I make the IT purchasing decisions for my company, and I know what an ARM CPU is, and why it's a good idea. Therefore, I know that HP's approach doesn't make sense: ARM hasn't been proven in this market. Therefore, customers and vendors (like HP) need to work very closely and there needs to be openness about design issues, performance tuning, etc.
HP's starting off on the wrong foot. Maybe there's enough money in ARM that they'll figure it out. But if I have to make a prediction, I'm of the opinion the ARM server market is going to take off so fast that HP will be left behind.
Hasn't the enterprise market worked that way for years?
I wouldn't be surprised if they give some servers away to big enough companies in exchange for feedback on how to make deployment software going forward.
Which isn't too bad...
HP EliteBook 2760p
HP EliteBook 8560w
For this product, http://hp.com/go/moonshot works
That URL looks fine to me.
Think of servers with ARM processors in the pipeline which will come with 64+ cores, available for cellphones. The biggest problem in a datacenter is not space or processing power, it's energy consumption and heat dissipation. Walking into a datacenter gives you the feeling that the place looks empty with plenty space to fit 6x more servers. Today this can't be done because there's no capacity for more air conditioning to cool more servers in the building.
Also, the way of processing has changed in the last years, for example with map reduce, which makes having many cores way more useful than a single server with a massive 5 ghz core. Actually today, many servers are IO bound, not CPU bound. There's exceeding cpu capacity.
Think of having a server, with 64 ARM cores and and array of SSD's. This won't heat up as much as mechanical disks or today's cpus, with very small IO constraints due to SSDs speeds and far more parallel processing power.
Lately we are starting to hit a limit - a power limit. We are actually limited in the data center we use not by space, but by our power consumption, so we now have a pseudo KPI of "reduce our power usage". It's a good goal, but certainly not one I had ever contemplated.
A (future) stumbling block is our reliance on x86. Would love to be able to move to ARM =\
Not huge but if you add multiple of these cards in a server, the power adds up.
The sales pitch for the Redstone systems, says Santeler, is that a half rack of Redstone machines and their external switches implementing 1,600 server nodes has 41 cables, burns 9.9 kilowatts, and costs $1.2m.
A more traditional x86-based cluster doing the same amount of work would only require 400 two-socket Xeon servers, but it would take up 10 racks of space, have 1,600 cables, burn 91 kilowatts, and cost $3.3m.
Hmm, let's see. It's about 7-8 grands per Xeon server, something like HP Proliant DL360R07 (2 x 6-core Xeons at 2.66GHz). It's 3 times as many cores as Redstone, clocked at 2.66 times greater frequency each, and doing more instructions per clock tick, too. And that's without hyperthreading.

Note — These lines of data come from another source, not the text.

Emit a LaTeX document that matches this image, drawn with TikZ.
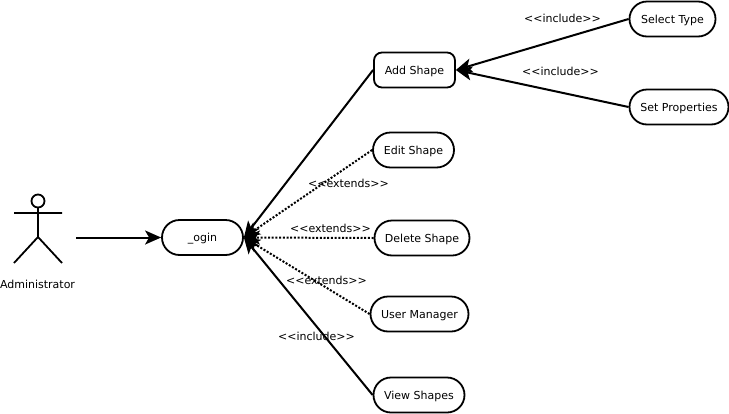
\documentclass[tikz,border=0pt]{standalone}
\usepackage{fontspec}
\setmainfont{DejaVu Sans}
\usetikzlibrary{arrows.meta}
\tikzset{
  x=1pt,y=-1pt,
  every node/.style={font=\fontsize{11}{13}\selectfont},
  usecase/.style={draw=black,line width=1.8pt,fill=white,rounded corners=17.5pt,minimum height=35pt,inner sep=0pt,anchor=center,text height=8.5pt,text depth=0pt},
  squarecase/.style={usecase,rounded corners=8pt},
  solidlink/.style={line width=2pt,-{Stealth[length=16pt,width=14pt,inset=4pt]}},
  dotlink/.style={line width=2pt,dash pattern=on 2pt off 1.7pt,-{Stealth[length=16pt,width=14pt,inset=4pt]}},
  actorline/.style={line width=1.8pt},
  lbl/.style={inner sep=0pt,anchor=center}
}
\begin{document}
\begin{tikzpicture}
\useasboundingbox (0,0) rectangle (729,413);
% actor
\draw[actorline] (38,201) circle (6.5);
\coordinate (neck) at (38,207.5);
\coordinate (hip) at (38,237);
\coordinate (armL) at (14,213);
\coordinate (armR) at (62,213);
\coordinate (legL) at (14,263);
\coordinate (legR) at (62,263);
\coordinate (actorout) at (76,237.5);
\draw[actorline] (neck) -- (hip) (armL) -- (armR) (legL) -- (hip) -- (legR);
\node[lbl] (admin) at (37.5,284) {Administrator};
% use cases
\node[usecase,minimum width=81pt] (login) at (202.5,237.5) {\_ogin};
\node[squarecase,minimum width=81pt] (add) at (414.5,70) {Add Shape};
\node[usecase,minimum width=86pt] (select) at (672.5,19) {Select Type};
\node[usecase,minimum width=99pt] (props) at (679,107) {Set Properties};
\node[usecase,minimum width=81pt] (edit) at (413.5,150) {Edit Shape};
\node[usecase,minimum width=95pt] (delete) at (422,238) {Delete Shape};
\node[usecase,minimum width=98pt] (user) at (419.5,314) {User Manager};
\node[usecase,minimum width=91pt] (view) at (419,395) {View Shapes};
% connectors
\draw[solidlink] (actorout) -- (login.west);
\draw[solidlink] (add.west) -- (login.east);
\draw[solidlink] (view.west) -- (login.east);
\draw[dotlink] (edit.west) -- (login.east);
\draw[dotlink] (delete.west) -- (login.east);
\draw[dotlink] (user.west) -- (login.east);
\draw[solidlink] (select.west) -- (add.east);
\draw[solidlink] (props.west) -- (add.east);
% labels
\node[lbl] (l1) at (562.5,18) {<{}<include>{}>};
\node[lbl] (l2) at (560.5,71) {<{}<include>{}>};
\node[lbl] (l3) at (348.5,183) {<{}<extends>{}>};
\node[lbl] (l4) at (330.5,228) {<{}<extends>{}>};
\node[lbl] (l5) at (326.5,280) {<{}<extends>{}>};
\node[lbl] (l6) at (316.5,336) {<{}<include>{}>};
\end{tikzpicture}
\end{document}
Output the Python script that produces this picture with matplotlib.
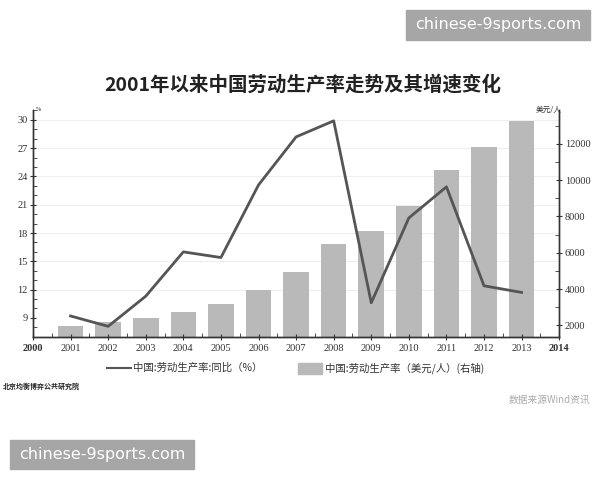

Am I missing something big, or is Redstone solution neither cost-effective nor energy-effective?
Look, today's multichip, multicore servers tend to be unbalanced for a lot of workloads. Their massive compute performance often burns power waiting for main memory, disk or network.
Then the question is, which hardware delivers the right balance of CPU, memory and IO bandwidth for the lowest capital and operating costs.
Also for what it is worth, each card has 60Gbps of general IO bandwidth, and another 48Gbps of SATA disk bandwidth.
And each 4 ARM cores have their own memory channels and I/O ports, vs every 6-12 on the Xeon [corrected] (point being that CPU speed is not the only variable here).
HP can cram three rows of these [4 CPU --jsn] ARM boards, with six per row, for a total of 72 server nodes
From that I conclude that in their calculations 1 CPU == 1 server.
There is an obvious gap in the market for low power, low heat generating, high memory throughput server processors. I'd just like to see a reference Linux distro which supports 16 ARM cores as well as a reference server card...
only refer to 32-bit memory addressing as well (ie. <4GB of memory). Seems like the wait will be for the ARMv8 64-bit processors to be integrated.
Power consumption isn't clear. I see no peak load wattage numbers, which worries me for a product marketed expressly as a low-power option.
One advantage this architecture does have is density of memory bandwidth. They have 72 DDR3 channels per rack unit vs. 25.6 for a blade server filled with 4-channel Westmere EXs (the Intel boards will stack the DIMMs up on the same channel). So you might want to look seriously at it as a hosting platform for a very parallel in-memory data store.
Plus, TrustZone has been hacked in the past to implement virtualization.
I hope it succeeds, just to give Intel a run for their money. I really think that ARM is the future of computing (including the desktop).
And wasn't RLX technically a success since it was bought by HP and then canceled?
It could be a killer sales point if these servers need no cooling.